TASK DETAILS: Copy exactly, and only, the lines below from the first through the one containing "(0,0) rectangle (976,628);", both included; pictures are omitted.

Dataset excerpt:
%%
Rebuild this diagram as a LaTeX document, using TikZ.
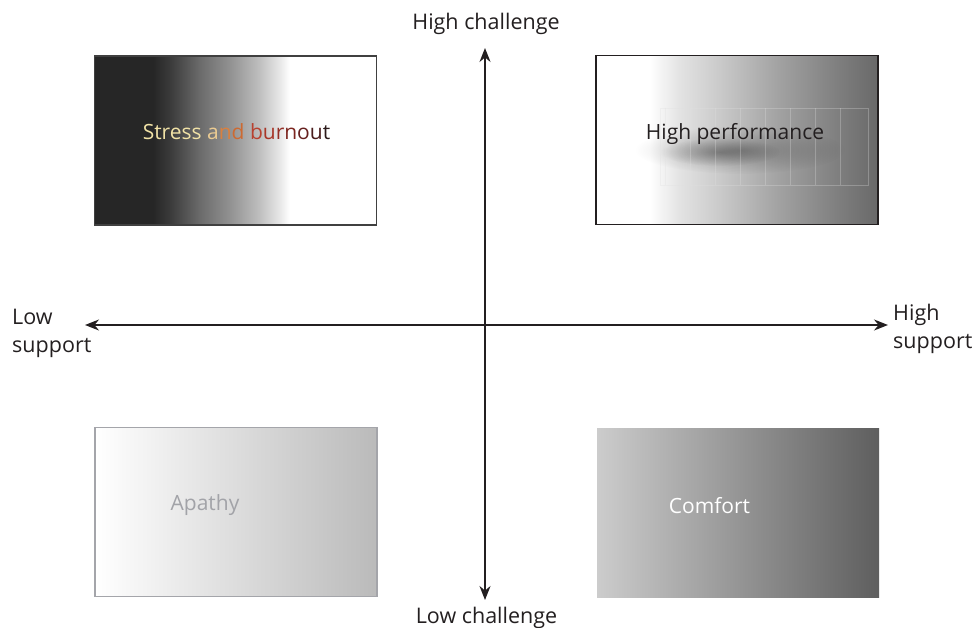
\documentclass[tikz,border=0pt]{standalone}
\usepackage{fontspec}
\setmainfont{Open Sans}
\usetikzlibrary{arrows.meta,positioning,fadings}

\definecolor{ink}{HTML}{231F20}
\definecolor{apathytext}{HTML}{A2A3A8}
\definecolor{apathyline}{HTML}{A4A5AA}

% horizontal fills, the box spans 25bp..75bp
\pgfdeclarehorizontalshading{stressshade}{100bp}{%
  color(0bp)=(black!85); color(35.4bp)=(black!85);
  color(38.4bp)=(black!77); color(43.7bp)=(black!58);
  color(49bp)=(black!43); color(54.3bp)=(black!25);
  color(57.9bp)=(black!9); color(59.6bp)=(white); color(100bp)=(white)}
\pgfdeclarehorizontalshading{perfshade}{100bp}{%
  color(0bp)=(white); color(34.5bp)=(white);
  color(39.8bp)=(black!11); color(47bp)=(black!21);
  color(57.7bp)=(black!37); color(68.4bp)=(black!51);
  color(75bp)=(black!59); color(100bp)=(black!59)}

\tikzfading[name=haze, inner color=transparent!75, outer color=transparent!100]

\begin{document}
\begin{tikzpicture}[x=1pt,y=-1pt,
      quadbox/.style={
         rectangle,
         inner sep=0pt,
         minimum width=282pt,
         minimum height=169pt},
      quadtext/.style={anchor=base, font=\fontsize{21}{24}\selectfont},
      axislabel/.style={font=\fontsize{21.5}{28}\selectfont, text=ink, inner sep=0pt},
      myarrow/.style={{Stealth[length=14pt,width=11pt]}-{Stealth[length=14pt,width=11pt]},
         line width=1.5pt, draw=ink}
      ]
      \useasboundingbox (0,0) rectangle (976,628);

      % the four quadrants
      \node[quadbox, shade, shading=stressshade, draw=black!75, line width=1.5pt] (stress) at (235.5,140.5) {};
      \node[quadbox, shade, shading=perfshade, draw=ink, line width=1.5pt] (perf) at (737,140) {};
      \node[quadbox, left color=white, right color=black!27, draw=apathyline, line width=1.5pt] (apathy) at (236,512) {};
      \node[quadbox, left color=black!20, right color=black!63] (comfort) at (738,513) {};

      % smudge and stray frames behind the high performance title
      \fill[black, path fading=haze] (740,150) ellipse (105pt and 24pt);
      \fill[black, path fading=haze] (720,152) ellipse (60pt and 14pt);
      \foreach \x in {665,690,715,740,765,790,815,840}
        \draw[white!88!black, opacity=0.3, line width=0.4pt] (\x,108) -- (\x,185);
      \draw[white!88!black, opacity=0.3, line width=0.4pt] (660,108) rectangle (868,185);

      \node[quadtext] (stresstxt) at (236.5,140) {%
        \textcolor[HTML]{F1E2A6}{Stress }\textcolor[HTML]{EBCB92}{a}%
        \textcolor[HTML]{D9803F}{n}\textcolor[HTML]{CD6A32}{d }%
        \textcolor[HTML]{B8412F}{b}\textcolor[HTML]{A83628}{u}\textcolor[HTML]{952E25}{r}%
        \textcolor[HTML]{7D2620}{n}\textcolor[HTML]{66201F}{o}\textcolor[HTML]{4A1C1C}{u}%
        \textcolor[HTML]{2C1A1A}{t}};
      \node[quadtext, text=ink] (perftxt) at (735,140) {High performance};
      \node[quadtext, text=apathytext] (apathytxt) at (205,510) {Apathy};
      \node[quadtext, text=white] (comforttxt) at (709.5,513) {Comfort};

      % axes
      \coordinate (west) at (85,325);
      \coordinate (east) at (888,325);
      \coordinate (top) at (485,48);
      \coordinate (bottom) at (485,600);
      \draw[myarrow] (west) -- (east);
      \draw[myarrow] (bottom) -- (top);

      \node[axislabel, anchor=base] (highch) at (486,30) {High challenge};
      \node[axislabel, anchor=base] (lowch) at (486.5,623) {Low challenge};
      \node[axislabel, align=left, anchor=west] (lowsup) at (12,333) {Low\\support};
      \node[axislabel, align=left, anchor=west] (highsup) at (893,329) {High\\support};

    \end{tikzpicture}
\end{document}
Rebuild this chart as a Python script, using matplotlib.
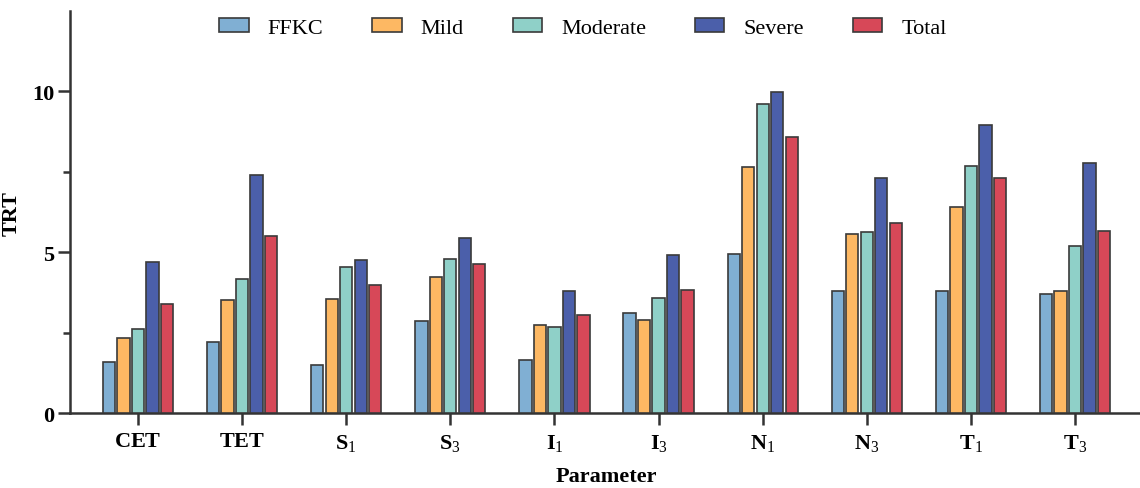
import numpy as np
import matplotlib
matplotlib.use("Agg")
import matplotlib.pyplot as plt

plt.rcParams['font.family'] = ['Liberation Serif', 'DejaVu Serif']
plt.rcParams['mathtext.fontset'] = 'custom'
plt.rcParams['mathtext.rm'] = 'Liberation Serif'
plt.rcParams['mathtext.bf'] = 'Liberation Serif:bold'

params = [r'$\mathbf{CET}$', r'$\mathbf{TET}$', r'$\mathbf{S}_1$', r'$\mathbf{S}_3$',
          r'$\mathbf{I}_1$', r'$\mathbf{I}_3$', r'$\mathbf{N}_1$', r'$\mathbf{N}_3$',
          r'$\mathbf{T}_1$', r'$\mathbf{T}_3$']
groups = ['FFKC', 'Mild', 'Moderate', 'Severe', 'Total']

ffkc     = [1.58, 2.20, 1.50, 2.87, 1.64, 3.13, 4.94, 3.81, 3.81, 3.72]
mild     = [2.35, 3.51, 3.54, 4.23, 2.74, 2.91, 7.64, 5.56, 6.41, 3.81]
moderate = [2.63, 4.16, 4.53, 4.80, 2.67, 3.59, 9.61, 5.63, 7.69, 5.21]
severe   = [4.69, 7.40, 4.77, 5.45, 3.81, 4.93, 9.99, 7.32, 8.96, 7.77]
total    = [3.40, 5.52, 4.00, 4.65, 3.04, 3.84, 8.58, 5.90, 7.30, 5.65]

colors = ['#80AFD3', '#FDB863', '#8FD0C8', '#4B5FAA', '#D74858']

fig = plt.figure(figsize=(11.4, 4.89), dpi=100)
ax = fig.add_axes([0.0614, 0.1528, 0.941, 0.8227])

x = np.arange(len(params))
pitch = 0.139
width = 0.118
for i, (vals, name) in enumerate(zip([ffkc, mild, moderate, severe, total], groups)):
    ax.bar(x + (i - 2) * pitch, vals, width, color=colors[i], edgecolor='#3a3a3a',
           linewidth=1.2, label=name, zorder=3)

ax.set_xlim(-0.653, 9.65)
ax.set_ylim(0, 12.5)
ax.set_yticks([0, 5, 10])
ax.set_yticks([2.5, 7.5], minor=True)
ax.set_xticks(x)
ax.set_xticklabels(params)

for s in ['top', 'right']:
    ax.spines[s].set_visible(False)
for s in ['left', 'bottom']:
    ax.spines[s].set_linewidth(1.8)
    ax.spines[s].set_color('#333333')

ax.tick_params(axis='both', which='major', length=8.5, width=1.8, color='#333333',
               labelsize=16, pad=3)
ax.tick_params(axis='y', which='minor', length=5, width=1.8, color='#333333')
ax.tick_params(axis='x', pad=5)
for lab in ax.get_yticklabels():
    lab.set_fontweight('bold')

ax.set_ylabel('TRT', fontsize=16, fontweight='bold')
ax.yaxis.set_label_coords(-0.045, 0.5)
ax.set_xlabel('Parameter', fontsize=16, fontweight='bold', labelpad=9)

fig.legend(loc='center', bbox_to_anchor=(583 / 1140, 1 - 29 / 489), ncol=5, frameon=False,
           fontsize=16, handlelength=1.32, handleheight=0.6, handletextpad=0.86,
           columnspacing=2.2)

fig.savefig('out.png', dpi=100)
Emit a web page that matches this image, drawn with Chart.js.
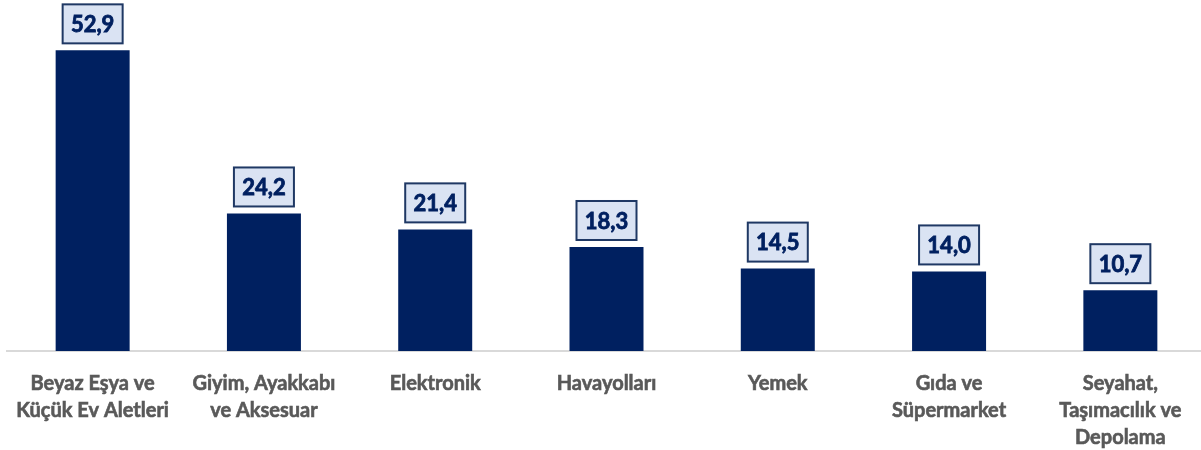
<!DOCTYPE html>
<html>
<head>
<meta charset="utf-8">
<script src="https://cdn.jsdelivr.net/npm/chart.js@4"></script>
<style>
  html, body { margin: 0; padding: 0; background: #fff; overflow: hidden; }
  #wrap { width: 1201px; height: 450px; overflow: hidden; }
</style>
</head>
<body>
<div id="wrap"><canvas id="myChart" width="1206" height="450"></canvas></div>
<script>
const categories = [
  ['Beyaz Eşya ve', 'Küçük Ev Aletleri'],
  ['Giyim, Ayakkabı', 've Aksesuar'],
  ['Elektronik'],
  ['Havayolları'],
  ['Yemek'],
  ['Gıda ve', 'Süpermarket'],
  ['Seyahat,', 'Taşımacılık ve', 'Depolama'],
];
const values = [52.9, 24.2, 21.4, 18.3, 14.5, 14.0, 10.7];

const fontFamily = 'Lato, "Open Sans", sans-serif';

const boxLabels = {
  id: 'boxLabels',
  afterDatasetsDraw(chart) {
    const { ctx } = chart;
    const meta = chart.getDatasetMeta(0);
    ctx.save();
    ctx.font = 'bold 22px ' + fontFamily;
    ctx.textAlign = 'center';
    ctx.textBaseline = 'middle';
    meta.data.forEach((bar, i) => {
      const txt = values[i].toFixed(1).replace('.', ',');
      const w = 60, h = 39;
      const x = bar.x - w / 2;
      const y = bar.y - 7 - h;
      ctx.fillStyle = '#dae3f3';
      ctx.fillRect(x, y, w, h);
      ctx.strokeStyle = '#1f3864';
      ctx.lineWidth = 2;
      ctx.strokeRect(x, y, w, h);
      ctx.fillStyle = '#002060';
      ctx.strokeStyle = '#002060';
      ctx.lineWidth = 0.8;
      ctx.fillText(txt, bar.x, y + h / 2 + 1);
      ctx.strokeText(txt, bar.x, y + h / 2 + 1);
    });
    ctx.restore();
  },
};

const config = {
  type: 'bar',
  data: {
    labels: categories,
    datasets: [{
      data: values,
      backgroundColor: '#002060',
      barPercentage: 0.432,
      categoryPercentage: 1,
    }],
  },
  options: {
    responsive: false,
    animation: false,
    layout: { padding: { left: 7, right: 0, top: 10, bottom: 0 } },
    plugins: { legend: { display: false }, tooltip: { enabled: false } },
    scales: {
      x: {
        grid: { display: false },
        border: { display: true, color: '#d9d9d9', width: 2 },
        ticks: {
          color: '#595959',
          textStrokeColor: '#595959',
          textStrokeWidth: 0.6,
          font: { family: fontFamily, size: 20, weight: 'bold', lineHeight: 1.36 },
          padding: 11,
          maxRotation: 0,
          autoSkip: false,
        },
        afterFit(scale) { scale.height = 99; },
      },
      y: {
        display: false,
        min: 0,
        max: 60,
      },
    },
  },
  plugins: [boxLabels],
};
new Chart(document.getElementById('myChart'), config);
</script>
</body>
</html>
%%
EXPECTED OUTPUT:
Rebuild this diagram as a LaTeX document, using TikZ.
\documentclass[tikz,border=0pt]{standalone}
\usepackage{fontspec}
\setmainfont{Open Sans}
\usetikzlibrary{arrows.meta,positioning,fadings}

\definecolor{ink}{HTML}{231F20}
\definecolor{apathytext}{HTML}{A2A3A8}
\definecolor{apathyline}{HTML}{A4A5AA}

% horizontal fills, the box spans 25bp..75bp
\pgfdeclarehorizontalshading{stressshade}{100bp}{%
  color(0bp)=(black!85); color(35.4bp)=(black!85);
  color(38.4bp)=(black!77); color(43.7bp)=(black!58);
  color(49bp)=(black!43); color(54.3bp)=(black!25);
  color(57.9bp)=(black!9); color(59.6bp)=(white); color(100bp)=(white)}
\pgfdeclarehorizontalshading{perfshade}{100bp}{%
  color(0bp)=(white); color(34.5bp)=(white);
  color(39.8bp)=(black!11); color(47bp)=(black!21);
  color(57.7bp)=(black!37); color(68.4bp)=(black!51);
  color(75bp)=(black!59); color(100bp)=(black!59)}

\tikzfading[name=haze, inner color=transparent!75, outer color=transparent!100]

\begin{document}
\begin{tikzpicture}[x=1pt,y=-1pt,
      quadbox/.style={
         rectangle,
         inner sep=0pt,
         minimum width=282pt,
         minimum height=169pt},
      quadtext/.style={anchor=base, font=\fontsize{21}{24}\selectfont},
      axislabel/.style={font=\fontsize{21.5}{28}\selectfont, text=ink, inner sep=0pt},
      myarrow/.style={{Stealth[length=14pt,width=11pt]}-{Stealth[length=14pt,width=11pt]},
         line width=1.5pt, draw=ink}
      ]
      \useasboundingbox (0,0) rectangle (976,628);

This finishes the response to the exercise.